Если говорить откровенно, то я не помню, когда после девяти лет я высыпалась. Нагружала бабушка меня всей домашней работой, без продыха и малейшего сочувствия. А как она гоняла меня, рассматривая сплетенное кружево или затейливую вышивку, если ей там что-то в них не нравилось! Тут стежок лег неаккуратно, там петелька кривовата… Без всякой жалости она распарывала или разрывала готовую работу, отвешивая при этом мне очередную оплеуху, а то и не одну, и жестко внушая при этом: не трать понапрасну время и силы на плохую работу: за нее никто платить не будет, а если заплатят — то гроши. А семья на что жить будет? Ведь сейчас на тебя вся надежда… Так что лучше не поспи лишний час, а в работе приложи еще чуть больше старания… И еще чуть-чуть… И еще немного…. И еще…
Ох, и доставалось же мне от нее! Крутовата со мной была, ох и крутовата, особенно в последние годы. Раньше бабушка была веселая, играла со мной, сказки рассказывала, а после того, как несчастье с родными произошло, как подменили. Словно чужая я ей стала, силой навязанная за какие-то грехи. Ласкового слова от нее не дождешься — больше того, она вела себя так, будто виновата чем-то я была перед ней. Самое ласковое слово, что я от нее слышала, было "дрянь". Глаз при ней от пола или от работы поднять было нельзя — сразу палкой или вожжами по спине — не бездельничай! Не таращи впустую глаза по сторонам — работай! И чтоб лица кислого не строила, чтоб недовольства не высказывала — не до твоих капризов! Про себя, мол, можешь думать, что пожелаешь, но если бабушка на лице хоть что-то недовольное увидит — трепка мне была обеспечена! Пощечинами награждала щедро и от души. И пожаловаться некому ни на обиду, ни на труд бесконечный — не к матушке же больной пойдешь слезы лить! А то, что иногда отчаяние охватывает от безысходности — так матушке и сестрице еще тяжелее приходится!

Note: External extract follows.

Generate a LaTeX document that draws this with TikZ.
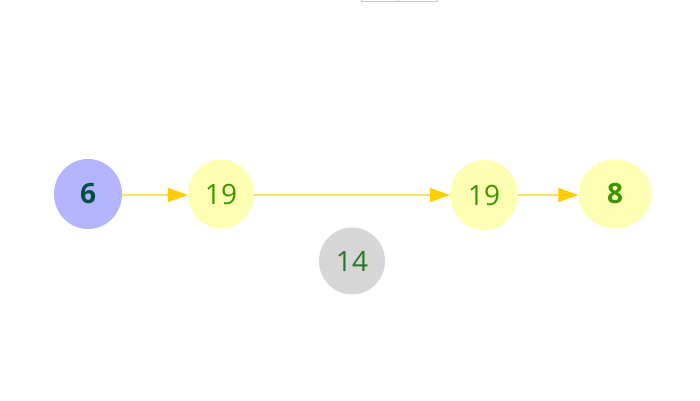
\documentclass[tikz,border=0pt]{standalone}
\usepackage{fontspec}
\setmainfont{Open Sans}
\usepackage{xcolor}
\usetikzlibrary{arrows.meta,shapes.geometric}

\definecolor{nodeblue}{RGB}{180,180,255}
\definecolor{nodeyellow}{RGB}{255,255,180}
\definecolor{nodegray}{RGB}{214,214,214}
\definecolor{darkteal}{RGB}{0,80,70}
\definecolor{leafgreen}{RGB}{60,150,0}
\definecolor{midgreen}{RGB}{40,120,40}
\definecolor{edgeline}{RGB}{255,222,100}
\definecolor{edgetip}{RGB}{255,204,0}

\tikzset{
  blob/.style={ellipse, inner sep=0pt, font=\fontsize{28}{28}\selectfont},
  link/.style={draw=edgeline, line width=1.1pt,
    -{Triangle[length=20pt,width=14pt,color=edgetip]}}
}

\begin{document}
\begin{tikzpicture}[x=1pt,y=1pt,yscale=-1,xscale=1]
  \useasboundingbox (0,0) rectangle (700,400);
  %Rectangle at top
  \draw [color={rgb, 255:red, 200; green, 200; blue, 200 }, line width=0.6]  (361,-4) rectangle (437,1) ;
  \draw [color={rgb, 255:red, 200; green, 200; blue, 200 }, line width=0.6]  (398,-4) -- (398,1) ;

  % Nodes
  \node [blob, fill=nodeblue, minimum width=68, minimum height=70, text=darkteal] (six) at (88,194) {\textbf{6}};
  \node [blob, fill=nodeyellow, minimum width=66, minimum height=69, text=leafgreen] (nineteenA) at (221,194) {19};
  \node [blob, fill=nodegray, minimum width=66, minimum height=67, text=midgreen] (fourteen) at (352,261) {14};
  \node [blob, fill=nodeyellow, minimum width=68, minimum height=70, text=leafgreen] (nineteenB) at (484,195) {19};
  \node [blob, fill=nodeyellow, minimum width=73, minimum height=69, text=leafgreen] (eight) at (615,194) {\textbf{8}};

  % Edges
  \draw [link] (six.east |- 0,195) -- (nineteenA.west |- 0,195) ;
  \draw [link] (nineteenA.east |- 0,195) -- (nineteenB.west |- 0,195) ;
  \draw [link] (nineteenB.east |- 0,195) -- (eight.west |- 0,195) ;
\end{tikzpicture}
\end{document}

По худому, или по-хорошему, но своего бабушка добилась — к моим тринадцати годам она уже не находила в моих работах возможности придраться хоть к чему-то. К пятнадцати годам не было такого рисунка, такого кружева, чтоб я с ним не справилась. Бабушка, хоть под конец жизни тоже тяжело заболела, почти не вставала, но дотянула до того, как мне исполнилось шестнадцать лет. А перед смертью взяла с меня клятву, что не брошу мать и сестрицу. Матушка к тому времени совсем плоха стала, руки у нее ничего не держали. Кормить приходилось с ложки, ухаживать как за малым ребенком — она даже пошевелиться не могла. И характер у нее стал тяжеловат… Ну что ж делать — больной человек, грех обижаться!